I can imagine there might be theatrical mileage in the ideas of empathy and of liberalism. They are almost always defined badly and then asked to do far too much work with quite various – often very bad – outcomes. As much as this is the age of very wide debate, with easy participation by anyone, it is also the age when academia, the media and the arts often have a professional addiction to certain agendas and a horror of others. “Difficult issues” now often require us to challenge the liberal establishment where once the problem was to attack an essentially conservative establishment.
I would love to see people’s conception of modern (secular?) spirituality interrogated from the ground up. Does it even have meaning? And yet isn’t it what one longs for when all else is said and done?
I would love to see political left and right interrogated within the overarching premise that both may be necessary and invaluable. They both reside in each of us (as do versions of the liberal and illiberal). Neither has a monopoly in truth or virtue.
And what fun to interrogate the possibility of Truth. It is a holy grail of course but actually best seen as discoverable only in argument, and then only provisionally if at all. That feels like the perfect subject for theatre, which loves exquisite, dynamic ping-pong.
All the above are “difficult”: elusive, and conflicted. Some have accretions of conventional wisdom, which make them gorgeously ripe for revisionism. Each could be and sometimes are interrogated in books and documentaries and panel discussions. I jot them down here in case any of them might spark the thought which makes a nice crossover of grubby philosophy, scruffy autobiography, and intriguing and touching drama.

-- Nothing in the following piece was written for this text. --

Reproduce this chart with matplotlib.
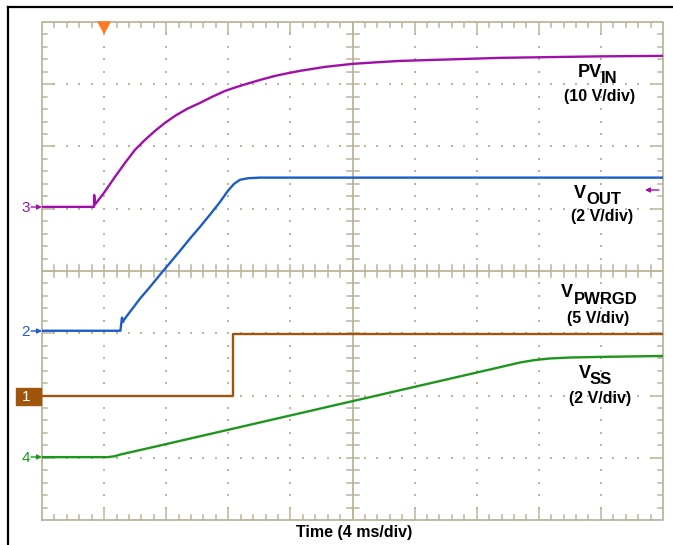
import numpy as np
import matplotlib
matplotlib.use("Agg")
import matplotlib.pyplot as plt
from matplotlib.lines import Line2D
from matplotlib.patches import Polygon, Rectangle

plt.rcParams["font.family"] = ["Liberation Sans", "DejaVu Sans"]

# ---- scope traces: time in ms, voltage in V ----
pvin_t = [0, 3.35, 3.36, 3.42, 3.99, 4.70, 5.35, 5.99, 6.63, 7.28, 7.92,
          8.57, 9.34, 10.18, 10.95, 11.79, 12.56, 13.40, 14.17, 15.01,
          15.78, 16.62, 18.23, 19.97, 21.45, 23.06, 26.28, 29.50, 32.72,
          35.94, 40.0]
pvin_v = [0, 0, 1.9, 0.4, 2.25, 4.82, 7.07, 9.16, 10.76, 12.21, 13.49,
          14.62, 15.74, 16.71, 17.67, 18.63, 19.28, 19.92, 20.48, 21.04,
          21.45, 21.85, 22.49, 22.97, 23.21, 23.45, 23.69, 23.94, 24.06,
          24.18, 24.26]

vout_t = [0, 5.05, 5.15, 5.22, 5.28, 5.67, 6.31, 6.96, 7.60, 8.24, 8.89,
          9.53, 10.18, 10.82, 11.47, 11.98, 12.37, 12.75, 13.27, 14.04, 40.0]
vout_v = [0, 0, 0.42, 0.28, 0.35, 0.61, 1.03, 1.41, 1.80, 2.18, 2.57,
          2.96, 3.34, 3.73, 4.14, 4.50, 4.72, 4.85, 4.90, 4.92, 4.92]

pwrgd_t = [0, 12.3, 12.3, 40.0]
pwrgd_v = [0, 0, 5.0, 5.0]

vss_t = [0, 4.25, 4.70, 5.02, 6.96, 10.18, 13.40, 16.62, 19.84, 23.06,
         26.28, 29.50, 30.79, 31.75, 32.72, 34.01, 35.94, 40.0]
vss_v = [0, 0, 0.03, 0.08, 0.30, 0.67, 1.04, 1.41, 1.78, 2.15,
         2.52, 2.89, 3.04, 3.12, 3.17, 3.20, 3.22, 3.25]

# channel settings: volts/div and ground offset (divisions from bottom)
scales = {"pvin": 10.0, "vout": 2.0, "pwrgd": 5.0, "vss": 2.0}
offsets = {"pvin": 5.03, "vout": 3.04, "pwrgd": 1.99, "vss": 1.01}

W, H = 673, 545
GRID = "#bcb59b"
C_PVIN = "#a010a8"
C_VOUT = "#1c5cc8"
C_PWRGD = "#a0540c"
C_VSS = "#1e961e"


def fpx(x, y):
    """pixel position (from top-left) -> figure fraction"""
    return x / W, 1 - y / H


def main():
    fig = plt.figure(figsize=(W / 100, H / 100), dpi=100)
    ax = fig.add_axes([42 / W, 25 / H, 621 / W, 498 / H])
    ax.set_xlim(0, 40)
    ax.set_ylim(0, 8)
    ax.axis("off")

    pxx = 621 / 40.0   # pixels per ms
    pxy = 498 / 8.0    # pixels per div

    # ---- graticule ----
    ax.plot([0, 40, 40, 0, 0], [0, 0, 8, 8, 0], color=GRID, lw=1.3,
            clip_on=False, zorder=1)
    xs_min = np.arange(0.8, 40, 0.8)
    ys_min = np.arange(0.2, 8, 0.2)
    for x in xs_min:
        major = abs(x / 4 - round(x / 4)) < 1e-6
        L = (12 if major else 5) / pxy
        ax.plot([x, x], [0, L], color=GRID, lw=1.1, zorder=1)
        ax.plot([x, x], [8, 8 - L], color=GRID, lw=1.1, zorder=1)
        ax.plot([x, x], [4 - 6 / pxy, 4 + 6 / pxy], color=GRID, lw=1.1, zorder=1)
    for y in ys_min:
        major = abs(y - round(y)) < 1e-6
        L = (12 if major else 5) / pxx
        ax.plot([0, L], [y, y], color=GRID, lw=1.1, zorder=1)
        ax.plot([40, 40 - L], [y, y], color=GRID, lw=1.1, zorder=1)
        ax.plot([20 - 6 / pxx, 20 + 6 / pxx], [y, y], color=GRID, lw=1.1, zorder=1)
    ax.plot([20, 20], [0, 8], color=GRID, lw=1.3, zorder=1)
    ax.plot([0, 40], [4, 4], color=GRID, lw=1.3, zorder=1)

    # dotted division lines
    dx, dy = [], []
    for xd in [4, 8, 12, 16, 24, 28, 32, 36]:
        dx += [xd] * len(ys_min)
        dy += list(ys_min)
    for yd in [1, 2, 3, 5, 6, 7]:
        dx += list(xs_min)
        dy += [yd] * len(xs_min)
    ax.scatter(dx, dy, s=2.2, marker="s", color=GRID, linewidths=0, zorder=1)

    # ---- traces ----
    for t, v, key, c in [(pvin_t, pvin_v, "pvin", C_PVIN),
                         (vout_t, vout_v, "vout", C_VOUT),
                         (pwrgd_t, pwrgd_v, "pwrgd", C_PWRGD),
                         (vss_t, vss_v, "vss", C_VSS)]:
        y = offsets[key] + np.asarray(v) / scales[key]
        ax.plot(t, y, color=c, lw=1.7, solid_joinstyle="round", zorder=3)

    # trigger marker
    ax.add_patch(Polygon([(4 - 6 / pxx, 8), (4 + 6 / pxx, 8), (4, 8 - 11 / pxy)],
                         closed=True, color="#ff7a22", clip_on=False, zorder=4))

    # ---- outer black border ----
    fig.add_artist(Line2D([8 / W, 8 / W], [0, 1 - 7 / H],
                          transform=fig.transFigure, color="black", lw=1.6))
    fig.add_artist(Line2D([8 / W, 1], [1 - 7 / H, 1 - 7 / H],
                          transform=fig.transFigure, color="black", lw=1.6))

    # ---- channel ground markers ----
    def arrow(x0, x1, y, c):
        ax.annotate("", xy=fpx(x1, y), xytext=fpx(x0, y),
                    xycoords="figure fraction", textcoords="figure fraction",
                    arrowprops=dict(arrowstyle="-|>", color=c, lw=1.0,
                                    mutation_scale=7, shrinkA=0, shrinkB=0))

    for num, ypx, c in [("3", 207, C_PVIN), ("2", 331, C_VOUT), ("4", 457, C_VSS)]:
        fig.text(*fpx(26, ypx + 1), num, color=c, fontsize=11,
                 ha="center", va="center")
        arrow(31, 42, ypx, c)
    fig.add_artist(Rectangle(fpx(16, 405), 25 / W, 17 / H,
                             transform=fig.transFigure, color=C_PWRGD))
    fig.text(*fpx(26, 397), "1", color="white", fontsize=11,
             ha="center", va="center")
    arrow(31, 41, 396, "white")
    arrow(659, 645, 190, C_PVIN)

    # ---- channel labels ----
    def label(x, base, main, sub, xsub, subbase, xs, scale_txt, ys):
        fig.text(*fpx(x, base), main, fontsize=13, fontweight="bold",
                 ha="left", va="baseline")
        fig.text(*fpx(xsub, subbase), sub, fontsize=12, fontweight="bold",
                 ha="left", va="baseline")
        fig.text(*fpx(xs, ys), scale_txt, fontsize=11.5, fontweight="bold",
                 ha="center", va="center")

    label(578, 77, "PV", "IN", 601, 83, 600, "(10 V/div)", 97)
    label(574, 198, "V", "OUT", 586, 204, 602, "(2 V/div)", 216)
    label(561, 297, "V", "PWRGD", 574, 304, 598, "(5 V/div)", 318)
    label(579, 378, "V", "SS", 590, 384, 600, "(2 V/div)", 398)

    fig.text(*fpx(354, 532), "Time (4 ms/div)", fontsize=11.5,
             fontweight="bold", ha="center", va="center")

    fig.savefig("out.png", dpi=100)
    plt.close(fig)


if __name__ == "__main__":
    main()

For my part, I may find some way to turn up in front of, or alongside or amongst, audiences – and often in the hope some among them will do almost as much work as me. I do still want to show off in person – but I’d be well content if I find the right way to write things down and my words wing off online and take their chance there.
In case these may seem rather asbtract ambitions, I should perhaps add that the success of staged debates and of outings like the TED talks suggests we are headed in the right directions. Michael Sandel, of BBC Radio 4 and Harvard, puts on a wonderful show which uses interaction with his audience to anatomise dilemmas. Radio 4’s Ferryhill Philosopher series is only a little clunky and even then it is a marvel of exposition, at once homely and lofty.